● GIVEN TASK: Start at the top of the records and, please, print each line exactly through the line that contains "-0.55, -0.9, -1.0];", leaving out all pictures.

Data extracted from a collection:
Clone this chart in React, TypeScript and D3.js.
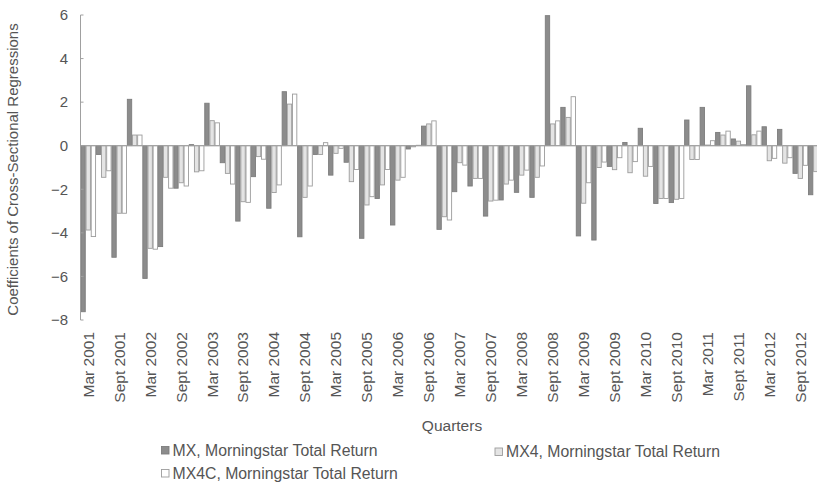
import React from "react";
import * as d3 from "d3";

const quarters = [
  "Mar 2001","Jun 2001","Sept 2001","Dec 2001",
  "Mar 2002","Jun 2002","Sept 2002","Dec 2002",
  "Mar 2003","Jun 2003","Sept 2003","Dec 2003",
  "Mar 2004","Jun 2004","Sept 2004","Dec 2004",
  "Mar 2005","Jun 2005","Sept 2005","Dec 2005",
  "Mar 2006","Jun 2006","Sept 2006","Dec 2006",
  "Mar 2007","Jun 2007","Sept 2007","Dec 2007",
  "Mar 2008","Jun 2008","Sept 2008","Dec 2008",
  "Mar 2009","Jun 2009","Sept 2009","Dec 2009",
  "Mar 2010","Jun 2010","Sept 2010","Dec 2010",
  "Mar 2011","Jun 2011","Sept 2011","Dec 2011",
  "Mar 2012","Jun 2012","Sept 2012","Dec 2012",
];

const tickLabels = quarters.filter((q) => q.startsWith("Mar") || q.startsWith("Sept"));

const mx = [-7.62, -0.4, -5.12, 2.13, -6.09, -4.63, -1.95, 0.05, 1.95, -0.78, -3.46, -1.42, -2.87, 2.48, -4.18, -0.4, -1.35, -0.76, -4.25, -2.42, -3.64, -0.15, 0.9, -3.84, -2.11, -1.85, -3.23, -2.49, -2.14, -2.37, 5.97, 1.76, -4.14, -4.33, -0.95, 0.15, 0.8, -2.65, -2.61, 1.18, 1.76, 0.61, 0.31, 2.75, 0.87, 0.75, -1.27, -2.25];
const mx4 = [-3.87, -1.45, -3.1, 0.49, -4.71, -1.45, -1.7, -1.2, 1.15, -1.27, -2.57, -0.5, -2.15, 1.91, -2.37, -0.4, -0.35, -1.65, -2.72, -1.8, -1.58, -0.05, 1.0, -3.26, -0.78, -1.5, -2.54, -1.76, -1.35, -1.45, 1.0, 1.3, -2.64, -1.0, -1.1, -1.24, -1.4, -2.42, -2.46, -0.63, 0.03, 0.49, 0.21, 0.5, -0.69, -0.8, -1.5, -1.19];
const mx4c = [-4.17, -1.15, -3.1, 0.49, -4.75, -1.95, -1.85, -1.15, 1.05, -1.76, -2.6, -0.62, -1.8, 2.37, -1.85, 0.14, -0.12, -1.09, -2.34, -1.09, -1.45, 0.02, 1.14, -3.41, -0.89, -1.5, -2.5, -1.58, -1.12, -0.93, 1.14, 2.25, -1.7, -0.75, -0.55, -0.73, -0.95, -2.42, -2.42, -0.63, 0.23, 0.67, 0.05, 0.67, -0.58, -0.55, -0.9, -1.0];

const seriesNames = ["MX, Morningstar Total Return", "MX4, Morningstar Total Return", "MX4C, Morningstar Total Return"];
const yTicks = [6, 4, 2, 0, -2, -4, -6, -8];

const series = [
  { key: "mx", name: seriesNames[0], values: mx, fill: "#8c8c8c", stroke: "#7d7d7d" },
  { key: "mx4", name: seriesNames[1], values: mx4, fill: "#e4e4e4", stroke: "#9c9c9c" },
  { key: "mx4c", name: seriesNames[2], values: mx4c, fill: "#ffffff", stroke: "#9c9c9c" },
];

const W = 817;
const H = 483;
const FONT = "'Liberation Sans', Arial, Helvetica, sans-serif";
const TEXT = "#555";
const AXIS = "#a0a0a0";

export default function App() {
  const x0 = 80.5;
  const step = 15.48;
  const x = d3.scaleBand<string>().domain(quarters).range([x0, x0 + step * quarters.length]).paddingInner(0).paddingOuter(0);
  const xs = d3.scaleBand<string>().domain(series.map((s) => s.key)).range([0, x.bandwidth()]).padding(0);
  const y = d3.scaleLinear().domain([-8, 6]).range([320, 15]);
  const fmt = (v: number) => (v < 0 ? "\u2212" + Math.abs(v) : String(v));

  return (
    <svg width={W} height={H} style={{ position: "absolute", left: 0, top: 0, background: "#fff" }} fontFamily={FONT}>
      {series.map((s) =>
        s.values.map((v, i) => {
          const q = quarters[i];
          const bx = (x(q) as number) + (xs(s.key) as number);
          const top = y(Math.max(0, v));
          const h = Math.abs(y(v) - y(0));
          return (
            <rect key={s.key + i} x={bx + 0.4} y={top} width={xs.bandwidth() - 0.8} height={h}
              fill={s.fill} stroke={s.stroke} strokeWidth={0.9} />
          );
        })
      )}
      <line x1={x0} x2={W} y1={y(0)} y2={y(0)} stroke={AXIS} strokeWidth={1} />
      <line x1={x0} x2={x0} y1={y(6)} y2={y(-8)} stroke={AXIS} strokeWidth={1} />
      {yTicks.map((t) => (
        <g key={t}>
          <line x1={x0} x2={x0 + 3} y1={y(t)} y2={y(t)} stroke={AXIS} strokeWidth={1} />
          <text x={68} y={y(t)} dy="0.35em" textAnchor="end" fontSize={15} fill={TEXT}>{fmt(t)}</text>
        </g>
      ))}
      <text transform={`translate(18,${(y(6) + y(-8)) / 2 + 2}) rotate(-90)`} textAnchor="middle" fontSize={15} fill={TEXT}>
        Coefficients of Cross-Sectional Regressions
      </text>
      {tickLabels.map((q) => {
        const cx = (x(q) as number) + x.bandwidth() / 2;
        return (
          <text key={q} transform={`translate(${cx},332) rotate(-90)`} dy="0.35em" textAnchor="end" fontSize={15.5} fill={TEXT}>
            {q}
          </text>
        );
      })}
      <text x={452} y={431} textAnchor="middle" fontSize={15.5} fill={TEXT}>Quarters</text>
      {[
        { s: series[0], lx: 161.5, ly: 450 },
        { s: series[1], lx: 495, ly: 451.5 },
        { s: series[2], lx: 161.5, ly: 473 },
      ].map(({ s, lx, ly }) => (
        <g key={s.key}>
          <rect x={lx} y={ly - 3.5} width={7.5} height={7.5} fill={s.fill} stroke={s.stroke} strokeWidth={0.9} />
          <text x={lx + 11} y={ly} dy="0.35em" fontSize={15.8} fill={TEXT}>{s.name}</text>
        </g>
      ))}
    </svg>
  );
}
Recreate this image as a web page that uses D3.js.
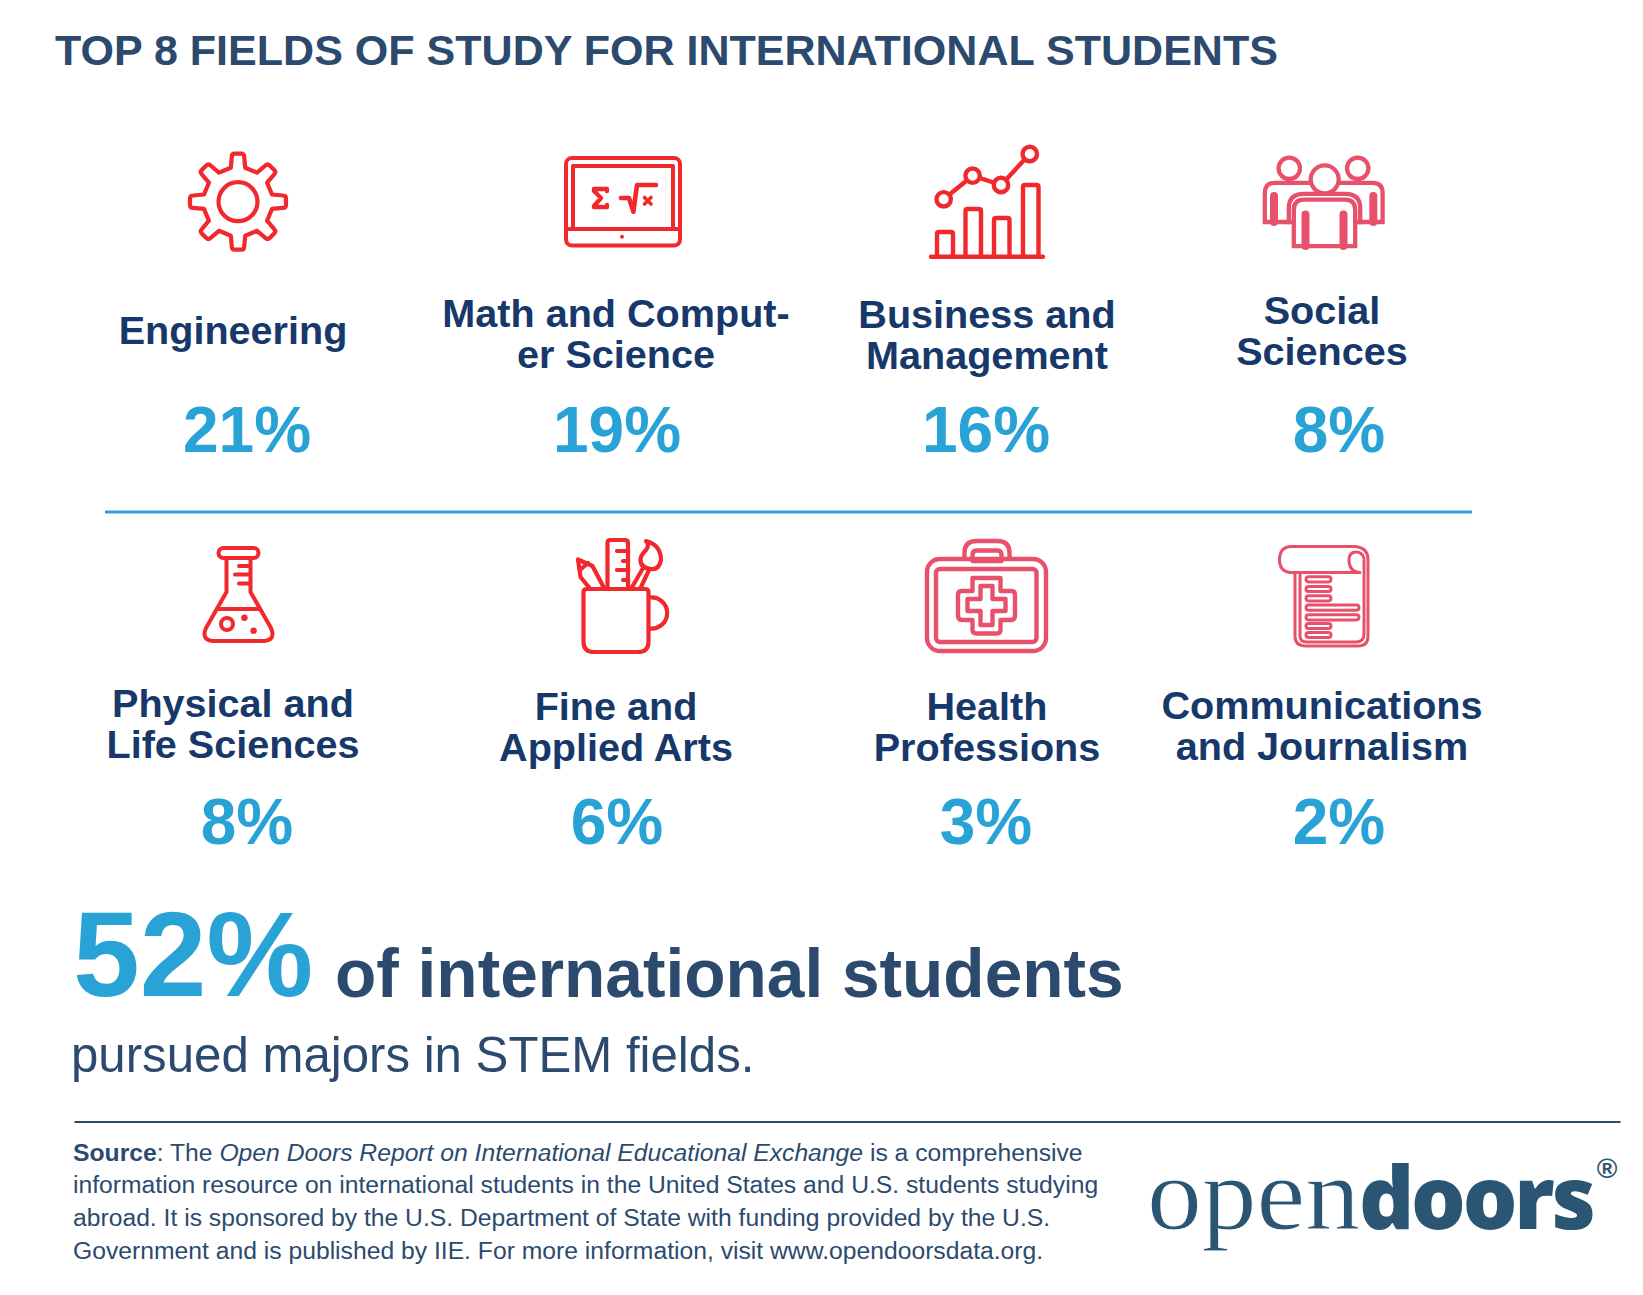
<!DOCTYPE html>
<html><head><meta charset="utf-8">
<script src="https://cdn.jsdelivr.net/npm/d3@7"></script>
<style>html,body{margin:0;padding:0;background:#fff}svg{display:block}text{font-family:"Liberation Sans",Arial,sans-serif}</style>
</head><body><div id="c"></div>
<script>
const title = "TOP 8 FIELDS OF STUDY FOR INTERNATIONAL STUDENTS";
const fields = ["Engineering","Math and Comput-|er Science","Business and|Management","Social|Sciences","Physical and|Life Sciences","Fine and|Applied Arts","Health|Professions","Communications|and Journalism"];
const shares = [21,19,16,8,8,6,3,2];
const stemShare = 52;
const stemLine1 = "of international students";
const stemLine2 = "pursued majors in STEM fields.";
const sourceLines = [
 [["Source",700,"normal"],[": The ",400,"normal"],["Open Doors Report on International Educational Exchange",400,"italic"],[" is a comprehensive",400,"normal"]],
 [["information resource on international students in the United States and U.S. students studying",400,"normal"]],
 [["abroad. It is sponsored by the U.S. Department of State with funding provided by the U.S.",400,"normal"]],
 [["Government and is published by IIE. For more information, visit www.opendoorsdata.org.",400,"normal"]]
];

const W=1643,H=1295;
const svg=d3.select("#c").append("svg").attr("width",W).attr("height",H).attr("viewBox",[0,0,W,H]);
const NAVY="#16386a",SLATE="#2c4a6e",BLUE="#29a3d6",RED="#f1282c",PINK="#e8516c",LOGO="#2a5674";

// layout scales
const labelX=d3.scaleOrdinal().domain(fields).range([233,616,987,1322,233,616,987,1322]);
const pctX=d3.scaleOrdinal().domain(fields).range([247,617,986,1339,247,617,986,1339]);
const labelY=d3.scaleOrdinal().domain(fields).range([344,327,328,324,717,720,720,719]);
const pctY=d3.scaleOrdinal().domain(fields).range([452,452,452,452,844,844,844,844]);

svg.append("text").attr("x",55).attr("y",65).attr("fill",SLATE).attr("font-size",43.05).attr("font-weight",700).text(title);

const cell=svg.selectAll("g.field").data(fields).join("g").attr("class","field");
cell.append("text").attr("text-anchor","middle").attr("fill",NAVY).attr("font-size",39.6).attr("font-weight",700)
  .selectAll("tspan").data(d=>d.split("|").map((t,i)=>({t,i,d}))).join("tspan")
  .attr("x",o=>labelX(o.d)).attr("y",o=>labelY(o.d)+o.i*41).text(o=>o.t);
cell.append("text").attr("text-anchor","middle").attr("fill",BLUE).attr("font-size",64).attr("font-weight",700)
  .attr("x",d=>pctX(d)).attr("y",d=>pctY(d)).text((d,i)=>shares[i]+"%");

svg.append("line").attr("x1",105).attr("x2",1472).attr("y1",512).attr("y2",512).attr("stroke",BLUE).attr("stroke-width",3);
svg.append("line").attr("x1",74.5).attr("x2",1620.5).attr("y1",1122).attr("y2",1122).attr("stroke",SLATE).attr("stroke-width",2);

svg.append("text").attr("x",73).attr("y",996).attr("fill",BLUE).attr("font-size",120).attr("font-weight",700).text(stemShare+"%");
svg.append("text").attr("x",335).attr("y",997).attr("fill",SLATE).attr("font-size",67.6).attr("font-weight",700).text(stemLine1);
svg.append("text").attr("x",71).attr("y",1072).attr("fill",SLATE).attr("font-size",49.2).text(stemLine2);

const srcY=[1161,1193,1226,1259];
sourceLines.forEach((runs,i)=>{
  const t=svg.append("text").attr("x",73).attr("y",srcY[i]).attr("fill",SLATE).attr("font-size",24.7);
  runs.forEach(r=>t.append("tspan").attr("font-weight",r[1]).attr("font-style",r[2]).text(r[0]));
});

// logo
svg.append("text").attr("x",1147).attr("y",1229).attr("fill",LOGO).attr("stroke","#fff").attr("stroke-width",0.9).style("font-family","'Liberation Serif',serif").attr("font-size",104).attr("textLength",213).attr("lengthAdjust","spacingAndGlyphs").text("open");
svg.append("text").attr("x",1359).attr("y",1229).attr("fill",LOGO).style("font-family","'Open Sans',sans-serif").attr("font-weight",800).attr("font-size",86).attr("letter-spacing",-3.2).text("doors");
svg.append("text").attr("x",1607).attr("y",1178).attr("text-anchor","middle").attr("fill",LOGO).attr("font-size",28).attr("font-weight",700).text("®");

// icons
function ink(color,sw){return svg.append("g").attr("fill","none").attr("stroke",color).attr("stroke-width",sw).attr("stroke-linecap","round").attr("stroke-linejoin","round");}
function rr(g,x0,y0,x1,y1,r){return g.append("rect").attr("x",x0).attr("y",y0).attr("width",x1-x0).attr("height",y1-y0).attr("rx",r);}
function ln(g,d){return g.append("path").attr("d",d);}
function ci(g,x,y,r){return g.append("circle").attr("cx",x).attr("cy",y).attr("r",r);}

// gear
{const g=ink(RED,4.2).attr("transform","translate(238,201.7)");
 ci(g,0,0,19.5);
 const a=d3.range(8);let d="";
 const R=48,Rb=34,w=6.2;
 a.forEach(k=>{const t=k*Math.PI/4-Math.PI/2;const c=Math.cos(t),s=Math.sin(t);
  const P=(r,o)=>[(r*c-o*s).toFixed(1),(r*s+o*c).toFixed(1)].join(",");
  d+=(k?"L":"M")+P(Rb,-w-1)+"L"+P(R-3,-w)+"Q"+P(R,-w)+" "+P(R,-w+3)+"L"+P(R,w-3)+"Q"+P(R,w)+" "+P(R-3,w)+"L"+P(Rb,w+1);});
 ln(g,d+"Z");}
// tablet
{const g=ink(RED,4).attr("transform","translate(-2,0)");
 rr(g,568,158,682,245.5,6);rr(g,575,166,675,229,0);ln(g,"M568,229H682");
 g.append("circle").attr("cx",624).attr("cy",236.7).attr("r",2).attr("fill",RED).attr("stroke","none");
 ln(g,"M609,191V189H596V191L603,198L596,206V207H609V205").attr("stroke-width",4.4);
 ln(g,"M623,198H631L635.4,211.7L639,185H658").attr("stroke-width",4.6);
 ln(g,"M646.5,197.5L653,204M653,197.5L646.5,204").attr("stroke-width",3.6);}
// trend
{const g=ink(RED,4.4);
 ln(g,"M931,256.7H1043");
 [[937,953,232],[965.5,981,209],[994,1009.5,218],[1023,1038.5,185]].forEach(b=>ln(g,`M${b[0]},256V${b[2]+2}Q${b[0]},${b[2]} ${b[0]+2},${b[2]}H${b[1]-2}Q${b[1]},${b[2]} ${b[1]},${b[2]+2}V256`));
 const pts=[[943.7,199.3],[972.6,175.7],[1001,185],[1029.8,154]];
 ln(g,"M"+pts.join("L"));
 pts.forEach(p=>ci(g,p[0],p[1],7.2).attr("fill","#fff"));}
// people
{const g=ink(PINK,4.3).attr("stroke-linecap","butt").attr("stroke-linejoin","miter");
 ci(g,1289.3,168.3,10.7);ci(g,1357.7,168.3,10.7);
 ln(g,"M1290,222H1264.8V193Q1264.8,182.8 1275,182.8H1372.5Q1382.6,182.8 1382.6,193V222H1358");
 ln(g,"M1274,222V196M1373.3,222V196").attr("stroke-width",8).attr("stroke-linecap","round");
 ln(g,"M1293.8,246.2V222H1288.8V208Q1288.8,193.8 1304,193.8H1345Q1360.2,193.8 1360.2,208V222H1355.2V246.2Z").attr("fill","#fff");
 ln(g,"M1293.8,222V210Q1293.8,199.6 1304,199.6H1345Q1355.2,199.6 1355.2,210V222");
 ln(g,"M1305.5,246V214.5M1343.5,246V214.5").attr("stroke-width",8).attr("stroke-linecap","round");
 ci(g,1324.7,179.3,14).attr("fill","#fff");}
// flask
{const g=ink(RED,4);
 rr(g,218.5,548,258.5,558,5);
 ln(g,"M226.5,558V592L206,628Q201,640 213,641H264Q276,640 271,628L250.5,592V558");
 ln(g,"M217,609H259");
 ln(g,"M239,566H250M235,574.5H250M239,583.5H250");
 ci(g,227,624,6);
 [[244.4,617.7],[253.6,630.7]].forEach(p=>g.append("circle").attr("cx",p[0]).attr("cy",p[1]).attr("r",3.2).attr("fill",RED).attr("stroke","none"));}
// mug
{const g=ink(RED,4.2).attr("transform","translate(-2,0)");
 ln(g,"M585.5,592Q585.5,589 589,589H647Q650.5,589 650.5,592V642Q650.5,652 640,652H596Q585.5,652 585.5,642Z");
 ln(g,"M651,597.5A15.7,15.7 0 1 1 651,628.5");
 ln(g,"M609.5,588V543Q609.5,540 612.5,540H627Q630,540 630,543V588");
 ln(g,"M630,551H619M630,561H625M630,570H619M630,580H625");
 ln(g,"M606,588L594.5,566L580,559.5L582.5,577L591.5,588M582,570L590,563");
 ln(g,"M633.5,588L646,566.5M642.5,588L651,570");
 ln(g,"M648,541Q663,545 663,560Q661,570 653,569Q642,568 642.5,559Q643,555 648,550Q652,545 648,541Z");}
// case
{const g=ink(PINK,4.4).attr("transform","translate(-0.5,0)");
 rr(g,927.5,559,1046.5,651,13);rr(g,936.5,569,1037,642,4);
 ln(g,"M965,558V553Q965,541 977,541H998Q1010,541 1010,553V558");
 ln(g,"M973,561V555Q973,550.5 977,550.5H998Q1002,550.5 1002,555V561H973");
 ln(g,"M973,578H1001V591H1012Q1015.5,591 1015.5,595V615Q1015.5,620 1012,620H1001V630Q1001,633.5 997,633.5H977Q973,633.5 973,630V620H962Q958.5,620 958.5,615V595Q958.5,591 962,591H973Z");
 ln(g,"M981,586H993V599H1006V611H993V625H981V611H968V599H981Z");}
// doc
{const g=ink(PINK,3).attr("transform","translate(-2,0)");
 ln(g,"M1362,572.5H1292Q1281.5,571 1281.5,560Q1281.5,547 1293,546.5H1356Q1370,547 1370,560V636Q1370,646 1360,646H1308Q1297,646 1297,636V572.5");
 ln(g,"M1302,572.5V636Q1302,642 1309,642H1358Q1366,642 1366,634V560");
 ln(g,"M1361,572.5Q1351,571 1351,560Q1351,552 1358,552Q1364,552 1366,558");
 [[579.3,1333],[589,1333],[598.3,1333],[607.7,1361],[617.3,1361],[626,1333],[635,1333]].forEach(l=>rr(g,1308,l[0]-2.6,l[1],l[0]+2.6,2.6));}
</script></body></html>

● REPLY TO THE TASK:
Clone this chart in React, TypeScript and D3.js.
import React from "react";
import * as d3 from "d3";

const quarters = [
  "Mar 2001","Jun 2001","Sept 2001","Dec 2001",
  "Mar 2002","Jun 2002","Sept 2002","Dec 2002",
  "Mar 2003","Jun 2003","Sept 2003","Dec 2003",
  "Mar 2004","Jun 2004","Sept 2004","Dec 2004",
  "Mar 2005","Jun 2005","Sept 2005","Dec 2005",
  "Mar 2006","Jun 2006","Sept 2006","Dec 2006",
  "Mar 2007","Jun 2007","Sept 2007","Dec 2007",
  "Mar 2008","Jun 2008","Sept 2008","Dec 2008",
  "Mar 2009","Jun 2009","Sept 2009","Dec 2009",
  "Mar 2010","Jun 2010","Sept 2010","Dec 2010",
  "Mar 2011","Jun 2011","Sept 2011","Dec 2011",
  "Mar 2012","Jun 2012","Sept 2012","Dec 2012",
];

const tickLabels = quarters.filter((q) => q.startsWith("Mar") || q.startsWith("Sept"));

const mx = [-7.62, -0.4, -5.12, 2.13, -6.09, -4.63, -1.95, 0.05, 1.95, -0.78, -3.46, -1.42, -2.87, 2.48, -4.18, -0.4, -1.35, -0.76, -4.25, -2.42, -3.64, -0.15, 0.9, -3.84, -2.11, -1.85, -3.23, -2.49, -2.14, -2.37, 5.97, 1.76, -4.14, -4.33, -0.95, 0.15, 0.8, -2.65, -2.61, 1.18, 1.76, 0.61, 0.31, 2.75, 0.87, 0.75, -1.27, -2.25];
const mx4 = [-3.87, -1.45, -3.1, 0.49, -4.71, -1.45, -1.7, -1.2, 1.15, -1.27, -2.57, -0.5, -2.15, 1.91, -2.37, -0.4, -0.35, -1.65, -2.72, -1.8, -1.58, -0.05, 1.0, -3.26, -0.78, -1.5, -2.54, -1.76, -1.35, -1.45, 1.0, 1.3, -2.64, -1.0, -1.1, -1.24, -1.4, -2.42, -2.46, -0.63, 0.03, 0.49, 0.21, 0.5, -0.69, -0.8, -1.5, -1.19];
const mx4c = [-4.17, -1.15, -3.1, 0.49, -4.75, -1.95, -1.85, -1.15, 1.05, -1.76, -2.6, -0.62, -1.8, 2.37, -1.85, 0.14, -0.12, -1.09, -2.34, -1.09, -1.45, 0.02, 1.14, -3.41, -0.89, -1.5, -2.5, -1.58, -1.12, -0.93, 1.14, 2.25, -1.7, -0.75, -0.55, -0.73, -0.95, -2.42, -2.42, -0.63, 0.23, 0.67, 0.05, 0.67, -0.58, -0.55, -0.9, -1.0];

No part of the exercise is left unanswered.